Valuation expectations must adjust to market reality: Companies that raised at inflated pandemic-era valuations must accept significant corrections to achieve liquidity.

Growth-at-all-costs era has ended: Sustainable unit economics and paths to profitability matter more than revenue growth and user acquisition.

Consolidation is necessary but difficult: Despite obvious benefits, ego, investor complexity, and valuation gaps make mergers challenging to execute.

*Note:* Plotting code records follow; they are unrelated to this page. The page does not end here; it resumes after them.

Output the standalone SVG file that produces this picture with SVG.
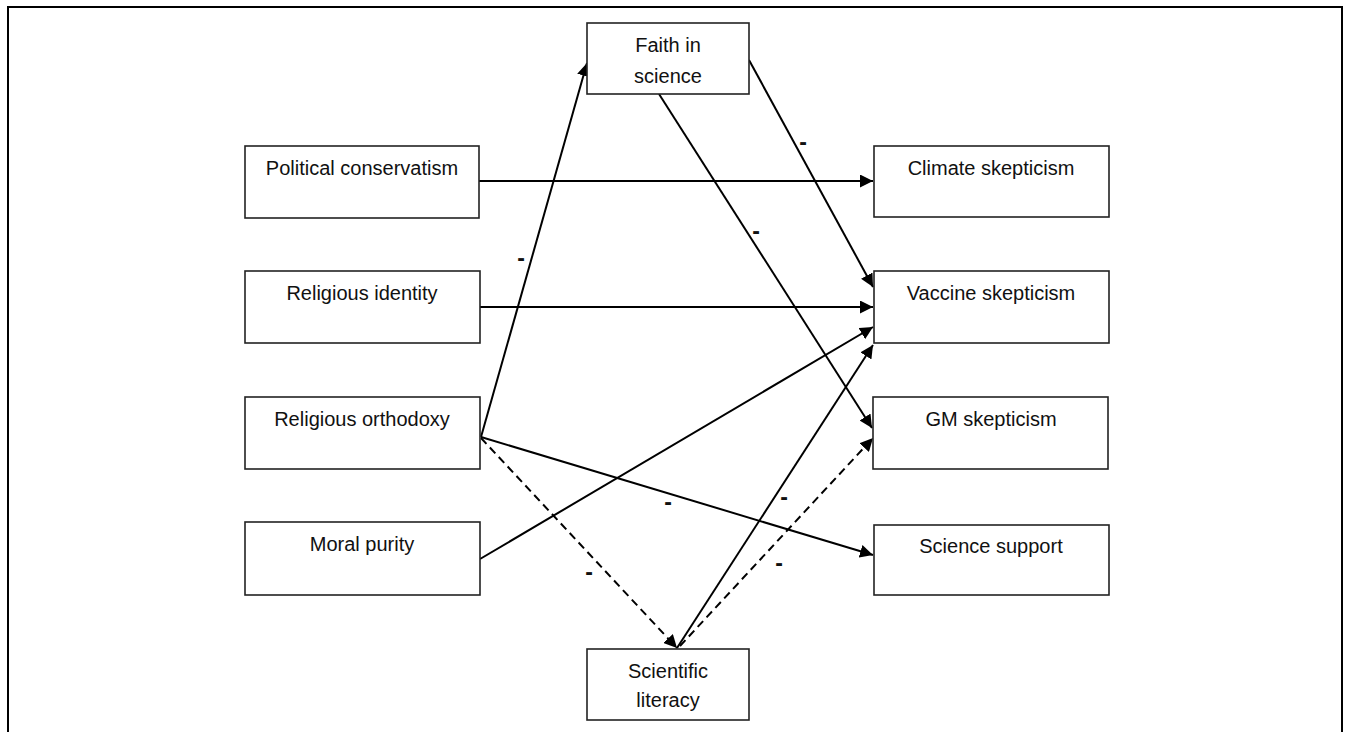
<svg xmlns="http://www.w3.org/2000/svg" width="1345" height="732" viewBox="0 0 1345 732">
<style>
.box{fill:#fff;stroke:#222;stroke-width:1.6}
.lbl{font-family:"Liberation Sans",Arial,sans-serif;font-size:20px;fill:#111;text-anchor:middle}
.sign{font-family:"Liberation Sans",Arial,sans-serif;font-size:23px;font-weight:bold;fill:#111;text-anchor:middle}
.edge{stroke:#000;stroke-width:2;fill:none;marker-end:url(#arr)}
.dash{stroke-dasharray:8,5}
</style>
<defs>
<marker id="arr" markerUnits="userSpaceOnUse" markerWidth="14" markerHeight="13" refX="13" refY="6.5" orient="auto">
<path d="M0,0 L13,6.5 L0,13 z" fill="#000"/>
</marker>
</defs>
<rect x="8" y="7" width="1334" height="800" fill="#fff" stroke="#000" stroke-width="2"/>
<g id="connectors">
<line class="edge" x1="479" y1="181" x2="873" y2="181"/>
<line class="edge" x1="480" y1="307" x2="873" y2="307"/>
<line class="edge" x1="481" y1="437" x2="587" y2="63"/>
<line class="edge" x1="481" y1="437" x2="873" y2="555"/>
<line class="edge dash" x1="481" y1="438" x2="677" y2="648"/>
<line class="edge" x1="480" y1="559" x2="873" y2="327"/>
<line class="edge" x1="749" y1="60" x2="873" y2="287"/>
<line class="edge" x1="659" y1="94" x2="872" y2="428"/>
<line class="edge" x1="677" y1="648" x2="873" y2="345"/>
<line class="edge dash" x1="680" y1="646" x2="873" y2="438"/>
<text class="sign" x="521" y="266">-</text>
<text class="sign" x="803" y="150">-</text>
<text class="sign" x="756" y="239">-</text>
<text class="sign" x="668" y="510">-</text>
<text class="sign" x="589" y="580">-</text>
<text class="sign" x="784" y="505">-</text>
<text class="sign" x="779" y="571">-</text>
</g>
<g id="faith"><rect class="box" x="587" y="23" width="162" height="71"/><text class="lbl" x="668" y="52">Faith in</text><text class="lbl" x="668" y="83">science</text></g>
<g id="political"><rect class="box" x="245" y="146" width="234" height="72"/><text class="lbl" x="362" y="175">Political conservatism</text></g>
<g id="religid"><rect class="box" x="245" y="271" width="235" height="72"/><text class="lbl" x="362" y="300">Religious identity</text></g>
<g id="orthodoxy"><rect class="box" x="245" y="397" width="235" height="72"/><text class="lbl" x="362" y="426">Religious orthodoxy</text></g>
<g id="moral"><rect class="box" x="245" y="522" width="235" height="73"/><text class="lbl" x="362" y="551">Moral purity</text></g>
<g id="climate"><rect class="box" x="874" y="146" width="235" height="71"/><text class="lbl" x="991" y="175">Climate skepticism</text></g>
<g id="vaccine"><rect class="box" x="874" y="271" width="235" height="72"/><text class="lbl" x="991" y="300">Vaccine skepticism</text></g>
<g id="gm"><rect class="box" x="873" y="397" width="235" height="72"/><text class="lbl" x="991" y="426">GM skepticism</text></g>
<g id="support"><rect class="box" x="874" y="525" width="235" height="70"/><text class="lbl" x="991" y="553">Science support</text></g>
<g id="scilit"><rect class="box" x="587" y="649" width="162" height="71"/><text class="lbl" x="668" y="678">Scientific</text><text class="lbl" x="668" y="707">literacy</text></g>
</svg>
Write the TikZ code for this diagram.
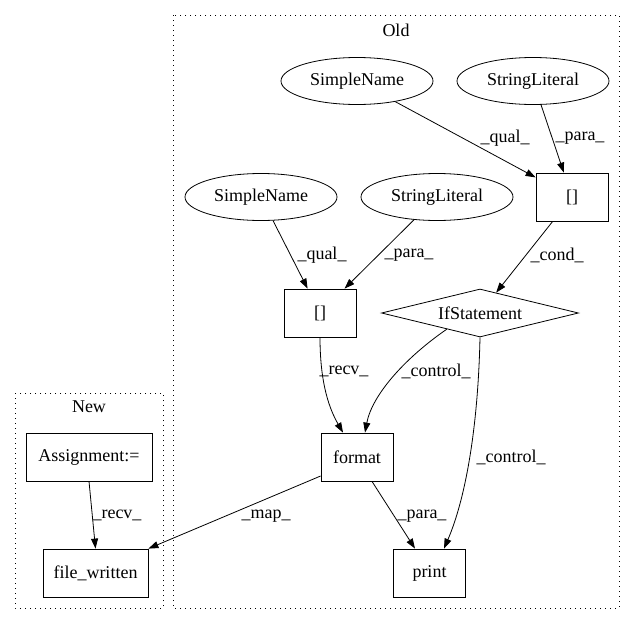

Timing matters in fundraising: Companies that raised at peaks face much harder paths than those who maintained valuation discipline.

Conclusion

The collapse of upGrad-Unacademy merger talks underscores the harsh realities facing India’s edtech sector as it transitions from pandemic boom to sustainable business models. Unacademy’s journey from $3.5 billion unicorn to distressed asset seeking buyers at 90% discounts tells a cautionary tale about unsustainable growth and the importance of building fundamentally sound businesses.

For Unacademy, the failed acquisition means continuing to operate independently in an increasingly challenging market with dwindling options for investor exits. For upGrad, maintaining valuation discipline may prove wise as other opportunities emerge in a sector facing continued consolidation pressure.

As both companies move forward separately, their paths will provide important indicators of whether India’s edtech giants can successfully navigate the transition from venture-funded growth experiments to profitable, sustainable businesses. The answer will shape not just the edtech sector, but set precedents for how India’s startup ecosystem handles the inevitable cycle from boom to correction to maturity.